In support of this view, he cites an impressive list of leading economic indicators suggesting that the two-quarter long V-shaped recovery will turn south. Just a few of the indicators that have already peaked include the leading economic indicators of the Economic Cycle Research Institute and the Conference Board, the orders/inventory ratio of the Institute for Supply Management, and mortgage purchase applications.

"One of our primary themes has been deflation," at least in part because of price trends, extreme low interest rates, and declining real income excluding government transfers. This fits into Rosenberg's view that current economic problems are more structural than cyclical in nature.

Given the structural problems with the economy, the next recession is coming soon, rather than years away, and it will lead to "pernicious deflation", in Rosenberg's view. With so few policy options left, healso  thinks that to counter these pernicious effects the Fed will be forced to engage in quantitative easing again and expand its balance sheet even more.
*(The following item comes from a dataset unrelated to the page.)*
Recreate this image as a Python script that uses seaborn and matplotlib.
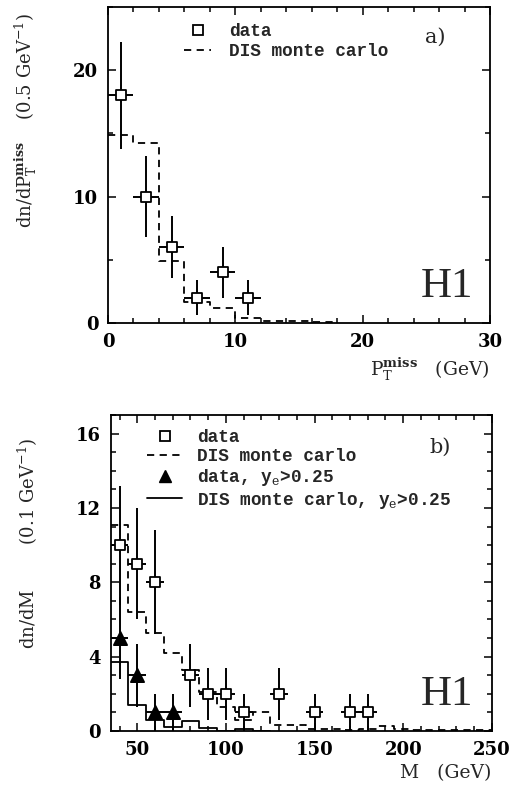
import matplotlib
matplotlib.use("Agg")
import matplotlib.pyplot as plt
from matplotlib.lines import Line2D
from matplotlib.ticker import MultipleLocator
import seaborn as sns

# ---------------- data: panel a) missing PT ----------------
pt_centers = [1, 3, 5, 7, 9, 11]
pt_counts = [18, 10, 6, 2, 4, 2]
pt_err = [4.2, 3.2, 2.45, 1.4, 2.0, 1.4]
pt_halfbin = [1, 1, 1, 1, 1, 1]
pt_mc_edges = [0, 2, 4, 6, 8, 10, 12, 14, 16, 18]
pt_mc_vals = [14.9, 14.2, 4.9, 1.7, 1.2, 0.4, 0.13, 0.13, 0.05]

# ---------------- data: panel b) invariant mass ----------------
m_centers = [40, 50, 60, 80, 90, 100, 110, 130, 150, 170, 180]
m_counts = [10, 9, 8, 3, 2, 2, 1, 2, 1, 1, 1]
m_err = [3.2, 3.0, 2.8, 1.7, 1.4, 1.4, 1.0, 1.4, 1.0, 1.0, 1.0]
m_halfbin = [5, 5, 5, 5, 5, 5, 5, 5, 5, 5, 5]

tri_centers = [40, 50, 60, 70]
tri_counts = [5, 3, 1, 1]
tri_err = [2.2, 1.7, 1.0, 1.0]
tri_halfbin = [5, 5, 5, 5]

m_mc_edges = [35, 45, 55, 65, 75, 85, 95, 105, 115, 125, 135, 145, 155, 165,
              175, 185, 195, 205, 215, 225, 235, 245, 250]
m_mc_vals = [11.1, 6.4, 5.25, 4.2, 3.3, 2.1, 1.3, 0.6, 1.0, 0.3, 0.3, 0.1,
             0.1, 0.05, 0.1, 0.25, 0.1, 0.08, 0.08, 0.05, 0.05, 0.05]

m_mc_hy_edges = [35, 45, 55, 65, 75, 85, 95, 105, 115, 125]
m_mc_hy_vals = [3.7, 1.4, 0.6, 0.2, 0.55, 0.15, 0.02, 0.13, 0.0]

legend_a = ["data", "DIS monte carlo"]
legend_b = ["data", "DIS monte carlo", r"data, y$_\mathrm{e}$>0.25",
            r"DIS monte carlo, y$_\mathrm{e}$>0.25"]

# ---------------- style ----------------
sns.set_theme(style="ticks")
plt.rcParams["font.family"] = ["DejaVu Serif"]
plt.rcParams["mathtext.fontset"] = "dejavuserif"
plt.rcParams["axes.linewidth"] = 1.3
plt.rcParams["xtick.direction"] = "in"
plt.rcParams["ytick.direction"] = "in"

fig = plt.figure(figsize=(5.13, 7.93), dpi=100)
ax1 = fig.add_axes([0.2105, 0.5927, 0.7446, 0.3985])
ax2 = fig.add_axes([0.2158, 0.0782, 0.7430, 0.3985])

legfont = dict(family="Liberation Mono", weight="bold", size=12.8)


def steps(ax, edges, vals, ls, lw=1.3):
    sns.lineplot(x=edges, y=list(vals) + [vals[-1]], drawstyle="steps-post",
                 color="black", linestyle=ls, linewidth=lw, ax=ax,
                 estimator=None, sort=False, zorder=2)


def points(ax, x, y, yerr, xerr, marker, filled, size):
    ax.errorbar(x, y, yerr=yerr, xerr=xerr, fmt="none", ecolor="black",
                elinewidth=1.4, capsize=0, zorder=3)
    sns.scatterplot(x=x, y=y, marker=marker, s=size,
                    facecolor="black" if filled else "white",
                    edgecolor="black", linewidth=1.3, ax=ax, zorder=4)


def style_axes(ax):
    ax.tick_params(which="both", top=True, right=True, labelsize=13,
                   width=1.1, colors="black")
    ax.tick_params(which="major", length=6, pad=7)
    ax.tick_params(which="minor", length=3.5)
    for lab in ax.get_xticklabels() + ax.get_yticklabels():
        lab.set_fontweight("bold")
    for s in ax.spines.values():
        s.set_color("black")


# ---- panel a ----
steps(ax1, pt_mc_edges, pt_mc_vals, (0, (4, 3)))
points(ax1, pt_centers, pt_counts, pt_err, pt_halfbin, "s", False, 55)
ax1.set_xlim(0, 30)
ax1.set_ylim(0, 25)
ax1.xaxis.set_major_locator(MultipleLocator(10))
ax1.xaxis.set_minor_locator(MultipleLocator(2))
ax1.yaxis.set_major_locator(MultipleLocator(10))
ax1.yaxis.set_minor_locator(MultipleLocator(5))
style_axes(ax1)
ax1.set_xlabel(r"P$_\mathrm{T}^\mathbf{miss}$   (GeV)", fontsize=13.5, loc="right")
ax1.set_ylabel(r"dn/dP$_\mathrm{T}^\mathbf{miss}$    (0.5 GeV$^{-1}$)", fontsize=13)
ax1.yaxis.set_label_coords(-0.18, 0.64)
ax1.text(0.856, 0.905, "a)", transform=ax1.transAxes, fontsize=15,
         ha="center", va="center")
ax1.text(0.955, 0.082, "H1", transform=ax1.transAxes, fontsize=31,
         family="Liberation Serif", ha="right", va="baseline")
h_a = [Line2D([], [], marker="s", color="black", markerfacecolor="white",
              linestyle="none", markersize=7, markeredgewidth=1.3),
       Line2D([], [], color="black", linestyle=(0, (4, 3)), linewidth=1.3)]
ax1.legend(h_a, legend_a, loc="upper left", bbox_to_anchor=(0.20, 0.948),
           frameon=False, prop=legfont, borderpad=0, borderaxespad=0,
           handlelength=1.5, handletextpad=1.0, labelspacing=0.15)

# ---- panel b ----
steps(ax2, m_mc_edges, m_mc_vals, (0, (4, 3)))
steps(ax2, m_mc_hy_edges, m_mc_hy_vals, "-")
points(ax2, m_centers, m_counts, m_err, m_halfbin, "s", False, 55)
points(ax2, tri_centers, tri_counts, tri_err, tri_halfbin, "^", True, 90)
ax2.set_xlim(35, 250)
ax2.set_ylim(0, 17)
ax2.xaxis.set_major_locator(MultipleLocator(50))
ax2.xaxis.set_minor_locator(MultipleLocator(10))
ax2.yaxis.set_major_locator(MultipleLocator(4))
ax2.yaxis.set_minor_locator(MultipleLocator(1))
style_axes(ax2)
ax2.set_xlabel("M   (GeV)", fontsize=13.5, loc="right")
ax2.set_ylabel(r"dn/dM        (0.1 GeV$^{-1}$)", fontsize=13)
ax2.yaxis.set_label_coords(-0.186, 0.595)
ax2.text(0.864, 0.899, "b)", transform=ax2.transAxes, fontsize=15,
         ha="center", va="center")
ax2.text(0.95, 0.082, "H1", transform=ax2.transAxes, fontsize=31,
         family="Liberation Serif", ha="right", va="baseline")
h_b = [Line2D([], [], marker="s", color="black", markerfacecolor="white",
              linestyle="none", markersize=7, markeredgewidth=1.3),
       Line2D([], [], color="black", linestyle=(0, (4, 3)), linewidth=1.3),
       Line2D([], [], marker="^", color="black", linestyle="none", markersize=9),
       Line2D([], [], color="black", linestyle="-", linewidth=1.3)]
ax2.legend(h_b, legend_b, loc="upper left", bbox_to_anchor=(0.095, 0.955),
           frameon=False, prop=legfont, borderpad=0, borderaxespad=0,
           handlelength=2.0, handletextpad=0.8, labelspacing=0.1)

fig.savefig("out.png", dpi=100, facecolor="white")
As Rosenberg said in the interview "that's why gold is going to be making new all time highs." Despite this long term view, in the near term he advised caution because gold has become "a very crowded trade; better pricing points likely lie ahead."  It is no wonder that he is bullish on gold in the longer term, given that he says (not surprisingly) that "critical issues at the sovereign level" and "a crisis in confidence" are the root of the troubles in the financial markets.